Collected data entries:

— Start —

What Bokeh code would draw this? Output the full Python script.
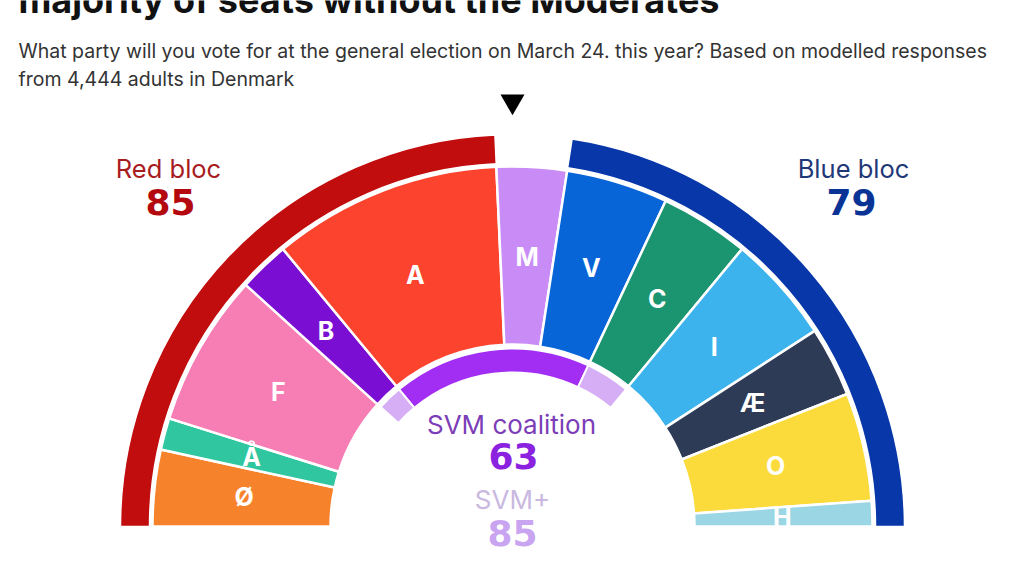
import numpy as np
from bokeh.plotting import figure
from bokeh.models import Range1d, Label, ColumnDataSource
from bokeh.core.properties import value
from bokeh.embed import file_html
from bokeh.resources import INLINE

# ---------------- data ----------------
title = "majority of seats without the Moderates"
subtitle = ["What party will you vote for at the general election on March 24. this year? Based on modelled responses",
            "from 4,444 adults in Denmark"]
parties = ["Ø", "Å", "F", "B", "A", "M", "V", "C", "I", "Æ", "O", "H"]
seats = [12, 5, 24, 8, 36, 11, 16, 14, 17, 11, 17, 4]
colors = ["#f7822c", "#2fc6a0", "#f77eb5", "#7a0fd3", "#fc432e", "#c98cf6",
          "#0765d8", "#1b9470", "#3cb3ec", "#2d3b56", "#fbdb3b", "#9bd6e4"]
red_bloc = ["Ø", "Å", "F", "B", "A"]
blue_bloc = ["V", "C", "I", "Æ", "O", "H"]
svm = ["A", "M", "V"]
svm_plus_extra = ["B", "C"]

FONT_NAME = "Inter"
NUM_FONT = "DejaVu Sans"
FONT = value(FONT_NAME)
# ---------------- geometry ----------------
W, H = 1008, 560
CX, CY = 512, 576 - 526          # centre of the half circle (data = page pixels, y up)
R_IN, R_OUT = 182, 360           # party ring
B_IN, B_OUT = 363, 392           # bloc ring
S_IN, S_OUT = 154, 178           # coalition ring
R_LAB = 270

total = sum(seats)
cum = np.concatenate([[0], np.cumsum(seats)])
start_seat = dict(zip(parties, cum[:-1]))
end_seat = dict(zip(parties, cum[1:]))


def ang(seat):
    return np.pi - np.pi * seat / total


p = figure(width=W, height=H, output_backend="svg", toolbar_location=None,
           x_range=Range1d(0, W), y_range=Range1d(576 - H, 576),
           min_border=0, outline_line_color=None)
p.axis.visible = False
p.grid.visible = False
p.background_fill_color = "white"
p.border_fill_color = "white"

# party ring
src = ColumnDataSource(dict(
    party=parties, color=colors,
    start=[ang(e) for e in cum[1:]], end=[ang(s) for s in cum[:-1]],
    lx=[CX + R_LAB * np.cos(ang((s + e) / 2)) for s, e in zip(cum[:-1], cum[1:])],
    ly=[CY + R_LAB * np.sin(ang((s + e) / 2)) for s, e in zip(cum[:-1], cum[1:])],
))
p.annular_wedge(x=CX, y=CY, inner_radius=R_IN, outer_radius=R_OUT,
                start_angle="start", end_angle="end", fill_color="color",
                line_color="white", line_width=2.5, source=src)
p.text(x="lx", y="ly", text="party", source=src, text_color="white",
       text_font=FONT, text_font_style="bold", text_font_size="25px",
       text_align="center", text_baseline="middle")

# bloc rings
for bloc, col in [(red_bloc, "#c10d0d"), (blue_bloc, "#0737a8")]:
    s0 = min(start_seat[q] for q in bloc)
    s1 = max(end_seat[q] for q in bloc)
    p.annular_wedge(x=CX, y=CY, inner_radius=B_IN, outer_radius=B_OUT,
                    start_angle=ang(s1), end_angle=ang(s0), fill_color=col,
                    line_color="white", line_width=1.5)

# coalition ring
s0 = min(start_seat[q] for q in svm)
s1 = max(end_seat[q] for q in svm)
p.annular_wedge(x=CX, y=CY, inner_radius=S_IN, outer_radius=S_OUT,
                start_angle=ang(s1), end_angle=ang(s0), fill_color="#a22ef3",
                line_color="white", line_width=2)
for q in svm_plus_extra:
    p.annular_wedge(x=CX, y=CY, inner_radius=S_IN, outer_radius=S_OUT,
                    start_angle=ang(end_seat[q]), end_angle=ang(start_seat[q]),
                    fill_color="#d6aef6", line_color="white", line_width=2)

# white mask below the baseline
p.quad(left=0, right=W, bottom=0, top=CY, fill_color="white", line_color=None)

# majority marker
p.scatter(x=[CX], y=[CY + 425], marker="inverted_triangle", size=24,
          fill_color="black", line_color=None)

# bloc totals
red_total = sum(seats[parties.index(q)] for q in red_bloc)
blue_total = sum(seats[parties.index(q)] for q in blue_bloc)
svm_total = sum(seats[parties.index(q)] for q in svm)
svm_plus_total = svm_total + sum(seats[parties.index(q)] for q in svm_plus_extra)


def lab(x, y_page, text, color, size, bold=False):
    p.add_layout(Label(x=x, y=576 - y_page, text=text, text_color=color,
                       text_font=NUM_FONT if bold else FONT_NAME, text_font_size=size,
                       text_font_style="bold" if bold else "normal",
                       text_align="center", text_baseline="middle"))


lab(168, 168, "Red bloc", "#a81b1f", "25.5px")
lab(170, 201, str(red_total), "#b3080d", "36px", True)
lab(853, 168, "Blue bloc", "#1f3878", "25.5px")
lab(851, 201, str(blue_total), "#0a3396", "36px", True)
lab(511, 424, "SVM coalition", "#7c3db8", "26px")
lab(513, 455, str(svm_total), "#8a22df", "36px", True)
lab(512, 499, "SVM+", "#c9b8df", "26px")
lab(512, 532, str(svm_plus_total), "#c9a4f1", "36px", True)

# title (cropped at the top edge, as in the reference) and subtitle
p.text(x=[18], y=[576 - 21], text=[title], text_color="#111111",
       text_font=FONT, text_font_size="36px", text_font_style="bold",
       text_align="left", text_baseline="bottom")
for i, line in enumerate(subtitle):
    p.add_layout(Label(x=18, y=576 - (50 + 28 * i), text=line, text_color="#333333",
                       text_font=FONT_NAME, text_font_size="19.5px",
                       text_align="left", text_baseline="middle"))

open("out.html", "w").write(file_html(p, INLINE))
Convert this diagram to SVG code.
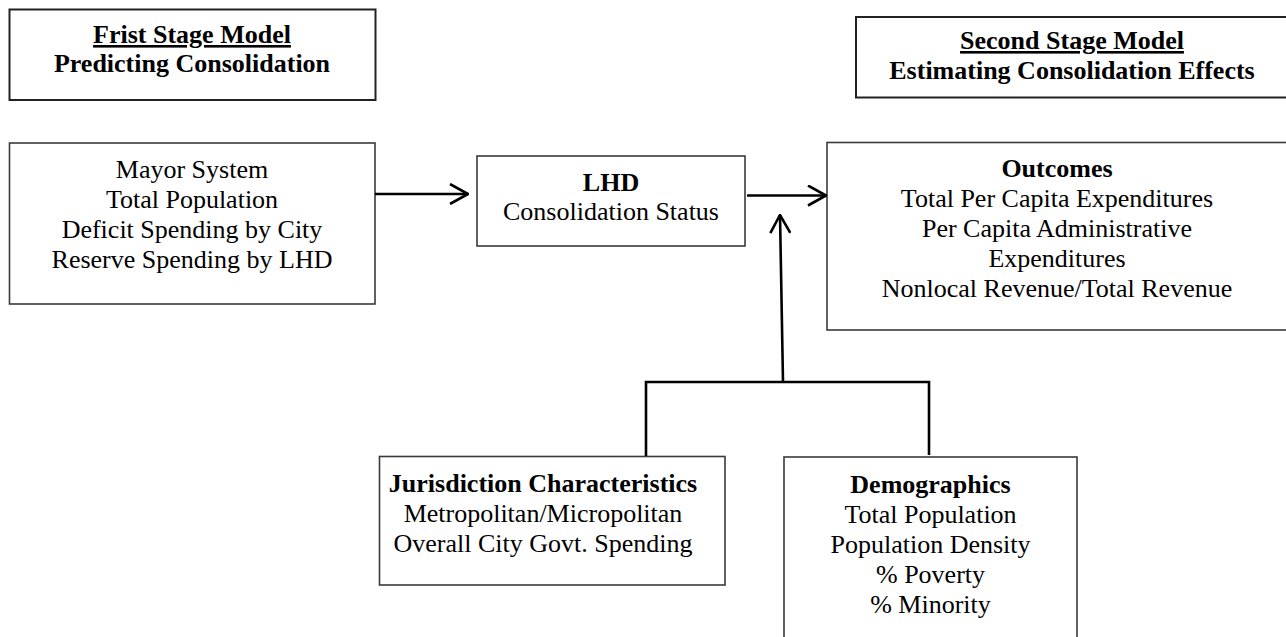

— End —

▸ **Aim of the task**: Output every entry word for word, but omit the pictures.

▸ **Result**:
What Bokeh code would draw this? Output the full Python script.
import numpy as np
from bokeh.plotting import figure
from bokeh.models import Range1d, Label, ColumnDataSource
from bokeh.core.properties import value
from bokeh.embed import file_html
from bokeh.resources import INLINE

# ---------------- data ----------------
title = "majority of seats without the Moderates"
subtitle = ["What party will you vote for at the general election on March 24. this year? Based on modelled responses",
            "from 4,444 adults in Denmark"]
parties = ["Ø", "Å", "F", "B", "A", "M", "V", "C", "I", "Æ", "O", "H"]
seats = [12, 5, 24, 8, 36, 11, 16, 14, 17, 11, 17, 4]
colors = ["#f7822c", "#2fc6a0", "#f77eb5", "#7a0fd3", "#fc432e", "#c98cf6",
          "#0765d8", "#1b9470", "#3cb3ec", "#2d3b56", "#fbdb3b", "#9bd6e4"]
red_bloc = ["Ø", "Å", "F", "B", "A"]
blue_bloc = ["V", "C", "I", "Æ", "O", "H"]
svm = ["A", "M", "V"]
svm_plus_extra = ["B", "C"]

FONT_NAME = "Inter"
NUM_FONT = "DejaVu Sans"
FONT = value(FONT_NAME)
# ---------------- geometry ----------------
W, H = 1008, 560
CX, CY = 512, 576 - 526          # centre of the half circle (data = page pixels, y up)
R_IN, R_OUT = 182, 360           # party ring
B_IN, B_OUT = 363, 392           # bloc ring
S_IN, S_OUT = 154, 178           # coalition ring
R_LAB = 270

total = sum(seats)
cum = np.concatenate([[0], np.cumsum(seats)])
start_seat = dict(zip(parties, cum[:-1]))
end_seat = dict(zip(parties, cum[1:]))


def ang(seat):
    return np.pi - np.pi * seat / total


p = figure(width=W, height=H, output_backend="svg", toolbar_location=None,
           x_range=Range1d(0, W), y_range=Range1d(576 - H, 576),
           min_border=0, outline_line_color=None)
p.axis.visible = False
p.grid.visible = False
p.background_fill_color = "white"
p.border_fill_color = "white"

# party ring
src = ColumnDataSource(dict(
    party=parties, color=colors,
    start=[ang(e) for e in cum[1:]], end=[ang(s) for s in cum[:-1]],
    lx=[CX + R_LAB * np.cos(ang((s + e) / 2)) for s, e in zip(cum[:-1], cum[1:])],
    ly=[CY + R_LAB * np.sin(ang((s + e) / 2)) for s, e in zip(cum[:-1], cum[1:])],
))
p.annular_wedge(x=CX, y=CY, inner_radius=R_IN, outer_radius=R_OUT,
                start_angle="start", end_angle="end", fill_color="color",
                line_color="white", line_width=2.5, source=src)
p.text(x="lx", y="ly", text="party", source=src, text_color="white",
       text_font=FONT, text_font_style="bold", text_font_size="25px",
       text_align="center", text_baseline="middle")

# bloc rings
for bloc, col in [(red_bloc, "#c10d0d"), (blue_bloc, "#0737a8")]:
    s0 = min(start_seat[q] for q in bloc)
    s1 = max(end_seat[q] for q in bloc)
    p.annular_wedge(x=CX, y=CY, inner_radius=B_IN, outer_radius=B_OUT,
                    start_angle=ang(s1), end_angle=ang(s0), fill_color=col,
                    line_color="white", line_width=1.5)

# coalition ring
s0 = min(start_seat[q] for q in svm)
s1 = max(end_seat[q] for q in svm)
p.annular_wedge(x=CX, y=CY, inner_radius=S_IN, outer_radius=S_OUT,
                start_angle=ang(s1), end_angle=ang(s0), fill_color="#a22ef3",
                line_color="white", line_width=2)
for q in svm_plus_extra:
    p.annular_wedge(x=CX, y=CY, inner_radius=S_IN, outer_radius=S_OUT,
                    start_angle=ang(end_seat[q]), end_angle=ang(start_seat[q]),
                    fill_color="#d6aef6", line_color="white", line_width=2)

# white mask below the baseline
p.quad(left=0, right=W, bottom=0, top=CY, fill_color="white", line_color=None)

# majority marker
p.scatter(x=[CX], y=[CY + 425], marker="inverted_triangle", size=24,
          fill_color="black", line_color=None)

# bloc totals
red_total = sum(seats[parties.index(q)] for q in red_bloc)
blue_total = sum(seats[parties.index(q)] for q in blue_bloc)
svm_total = sum(seats[parties.index(q)] for q in svm)
svm_plus_total = svm_total + sum(seats[parties.index(q)] for q in svm_plus_extra)


def lab(x, y_page, text, color, size, bold=False):
    p.add_layout(Label(x=x, y=576 - y_page, text=text, text_color=color,
                       text_font=NUM_FONT if bold else FONT_NAME, text_font_size=size,
                       text_font_style="bold" if bold else "normal",
                       text_align="center", text_baseline="middle"))


lab(168, 168, "Red bloc", "#a81b1f", "25.5px")
lab(170, 201, str(red_total), "#b3080d", "36px", True)
lab(853, 168, "Blue bloc", "#1f3878", "25.5px")
lab(851, 201, str(blue_total), "#0a3396", "36px", True)
lab(511, 424, "SVM coalition", "#7c3db8", "26px")
lab(513, 455, str(svm_total), "#8a22df", "36px", True)
lab(512, 499, "SVM+", "#c9b8df", "26px")
lab(512, 532, str(svm_plus_total), "#c9a4f1", "36px", True)

# title (cropped at the top edge, as in the reference) and subtitle
p.text(x=[18], y=[576 - 21], text=[title], text_color="#111111",
       text_font=FONT, text_font_size="36px", text_font_style="bold",
       text_align="left", text_baseline="bottom")
for i, line in enumerate(subtitle):
    p.add_layout(Label(x=18, y=576 - (50 + 28 * i), text=line, text_color="#333333",
                       text_font=FONT_NAME, text_font_size="19.5px",
                       text_align="left", text_baseline="middle"))

open("out.html", "w").write(file_html(p, INLINE))
Convert this diagram to SVG code.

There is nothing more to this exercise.